▶ [Aim of the task]: Stop at the line containing "0.025, 0.048, 0.117]": write out every line from the beginning of the entries up to and including it, minus the pictures.

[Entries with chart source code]
## BEGIN
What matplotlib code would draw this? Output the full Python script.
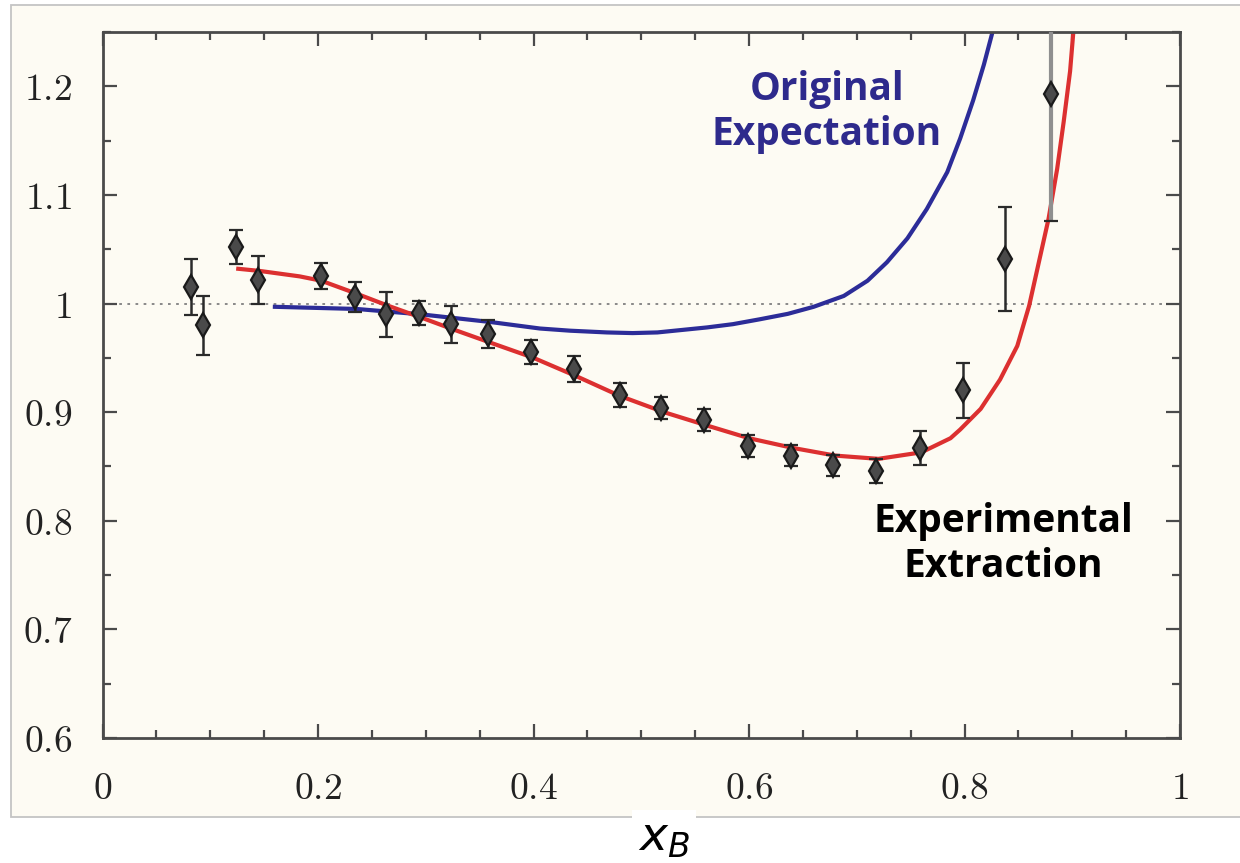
import matplotlib
matplotlib.use("Agg")
import matplotlib.pyplot as plt
from matplotlib.ticker import MultipleLocator, FuncFormatter
from matplotlib.patches import Rectangle

# ---------------- data ----------------
data_x = [0.082, 0.093, 0.124, 0.144, 0.203, 0.234, 0.263, 0.294, 0.323, 0.358,
          0.398, 0.438, 0.480, 0.518, 0.558, 0.599, 0.639, 0.678, 0.718, 0.759,
          0.799, 0.838, 0.880]
data_y = [1.015, 0.980, 1.052, 1.022, 1.025, 1.006, 0.990, 0.991, 0.981, 0.972,
          0.955, 0.940, 0.916, 0.904, 0.893, 0.869, 0.860, 0.851, 0.846, 0.867,
          0.920, 1.041, 1.193]
data_err = [0.026, 0.027, 0.016, 0.022, 0.012, 0.014, 0.021, 0.011, 0.017, 0.013,
            0.011, 0.012, 0.011, 0.010, 0.010, 0.010, 0.010, 0.010, 0.011, 0.016,
            0.025, 0.048, 0.117]

red_x = [0.126, 0.146, 0.183, 0.203, 0.236, 0.265, 0.296, 0.326, 0.360, 0.400,
         0.440, 0.480, 0.521, 0.560, 0.600, 0.641, 0.680, 0.720, 0.760, 0.787,
         0.796, 0.815, 0.833, 0.849, 0.860, 0.869, 0.878, 0.886, 0.892, 0.898,
         0.901, 0.904]
red_y = [1.032, 1.030, 1.025, 1.021, 1.009, 0.998, 0.987, 0.976, 0.964, 0.950,
         0.933, 0.915, 0.900, 0.888, 0.876, 0.867, 0.860, 0.857, 0.863, 0.876,
         0.884, 0.903, 0.930, 0.961, 0.998, 1.038, 1.078, 1.124, 1.167, 1.214,
         1.250, 1.275]

blue_x = [0.160, 0.236, 0.296, 0.360, 0.406, 0.434, 0.468, 0.492, 0.515, 0.561,
          0.585, 0.610, 0.636, 0.660, 0.688, 0.710, 0.728, 0.747, 0.765, 0.784,
          0.796, 0.808, 0.818, 0.826, 0.831]
blue_y = [0.997, 0.995, 0.990, 0.983, 0.977, 0.975, 0.9734, 0.9728, 0.9734, 0.978,
          0.981, 0.9855, 0.9905, 0.997, 1.007, 1.021, 1.038, 1.060, 1.087, 1.121,
          1.152, 1.187, 1.220, 1.250, 1.270]

x_ticks = [0.0, 0.2, 0.4, 0.6, 0.8, 1.0]
y_ticks = [0.6, 0.7, 0.8, 0.9, 1.0, 1.1, 1.2]

label_blue = "Original\nExpectation"
label_red = "Experimental\nExtraction"
x_label = r"$\mathit{x}_{\mathit{B}}$"

# ---------------- figure ----------------
plt.rcParams["mathtext.fontset"] = "cm"
W, H = 1240, 863
fig = plt.figure(figsize=(W / 100, H / 100), dpi=100)
fig.patch.set_facecolor("white")
cream = "#fdfbf3"

frame = Rectangle((11 / W, (H - 817) / H), (W - 11) / W + 0.02, (817 - 5) / H,
                  transform=fig.transFigure, facecolor=cream,
                  edgecolor="#c4c4c4", lw=1.3, zorder=-5)
fig.patches.append(frame)

ax = fig.add_axes([102.5 / W, (H - 738) / H, (1180 - 102.5) / W, (738 - 32) / H])
ax.set_facecolor(cream)
ax.set_xlim(0, 1)
ax.set_ylim(0.6, 1.25)

spine_col = "#4a4a4a"
for s in ax.spines.values():
    s.set_color(spine_col)
    s.set_linewidth(2.0)

ax.set_xticks(x_ticks)
ax.set_yticks(y_ticks)
ax.xaxis.set_minor_locator(MultipleLocator(0.05))
ax.yaxis.set_minor_locator(MultipleLocator(0.05))
fmt = FuncFormatter(lambda v, p: "$%g$" % round(v, 2))
ax.xaxis.set_major_formatter(fmt)
ax.yaxis.set_major_formatter(fmt)
ax.tick_params(which="both", direction="in", top=True, right=True,
               color=spine_col, width=1.6)
ax.tick_params(which="major", length=10)
ax.tick_params(which="minor", length=6)
ax.tick_params(axis="x", which="major", pad=24, labelsize=27, labelcolor="#222222")
ax.tick_params(axis="y", which="major", pad=22, labelsize=27, labelcolor="#222222")

# reference line
ax.axhline(1.0, color="#808080", lw=1.3, ls=(0, (1.5, 3)), zorder=1)

# curves
ax.plot(blue_x, blue_y, color="#2c2c98", lw=3.0, zorder=2)
ax.plot(red_x, red_y, color="#dc3030", lw=3.0, zorder=2)

# data points
cont = ax.errorbar(data_x, data_y, yerr=data_err, fmt="d", color="#222222",
                   ecolor="#2a2a2a", elinewidth=1.8, capsize=5, capthick=1.8,
                   markersize=12, markerfacecolor="#4a4a4a", markeredgecolor="#1a1a1a",
                   markeredgewidth=1.6, zorder=3)
bar_cols = ["#2a2a2a"] * (len(data_x) - 1) + ["#8f8f8f"]
for coll in cont[2]:
    coll.set_colors(bar_cols)
cont[2][0].set_linewidths([1.8] * (len(data_x) - 1) + [3.0])

# annotations
ax.text(0.672, 1.1457, label_blue, ha="center", va="baseline", color="#2e2a8c",
        fontsize=28, fontweight="bold", family="Open Sans", linespacing=1.2)
ax.text(0.836, 0.7484, label_red, ha="center", va="baseline", color="black",
        fontsize=28, fontweight="bold", family="Open Sans", linespacing=1.2)

fig.text(664 / W, 1 - 838 / H, x_label, ha="center", va="center", fontsize=34,
         math_fontfamily="dejavusans",
         bbox=dict(facecolor="white", edgecolor="none", pad=4))

fig.savefig("out.png", dpi=100, facecolor=fig.get_facecolor())
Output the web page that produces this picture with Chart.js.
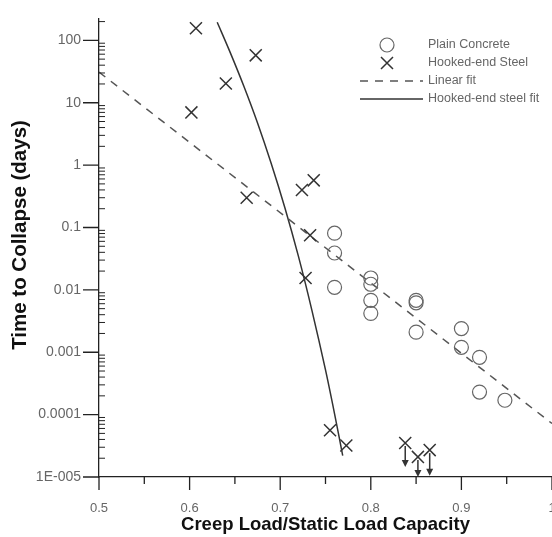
## END
▶ [Full solution]:
What matplotlib code would draw this? Output the full Python script.
import matplotlib
matplotlib.use("Agg")
import matplotlib.pyplot as plt
from matplotlib.ticker import MultipleLocator, FuncFormatter
from matplotlib.patches import Rectangle

# ---------------- data ----------------
data_x = [0.082, 0.093, 0.124, 0.144, 0.203, 0.234, 0.263, 0.294, 0.323, 0.358,
          0.398, 0.438, 0.480, 0.518, 0.558, 0.599, 0.639, 0.678, 0.718, 0.759,
          0.799, 0.838, 0.880]
data_y = [1.015, 0.980, 1.052, 1.022, 1.025, 1.006, 0.990, 0.991, 0.981, 0.972,
          0.955, 0.940, 0.916, 0.904, 0.893, 0.869, 0.860, 0.851, 0.846, 0.867,
          0.920, 1.041, 1.193]
data_err = [0.026, 0.027, 0.016, 0.022, 0.012, 0.014, 0.021, 0.011, 0.017, 0.013,
            0.011, 0.012, 0.011, 0.010, 0.010, 0.010, 0.010, 0.010, 0.011, 0.016,
            0.025, 0.048, 0.117]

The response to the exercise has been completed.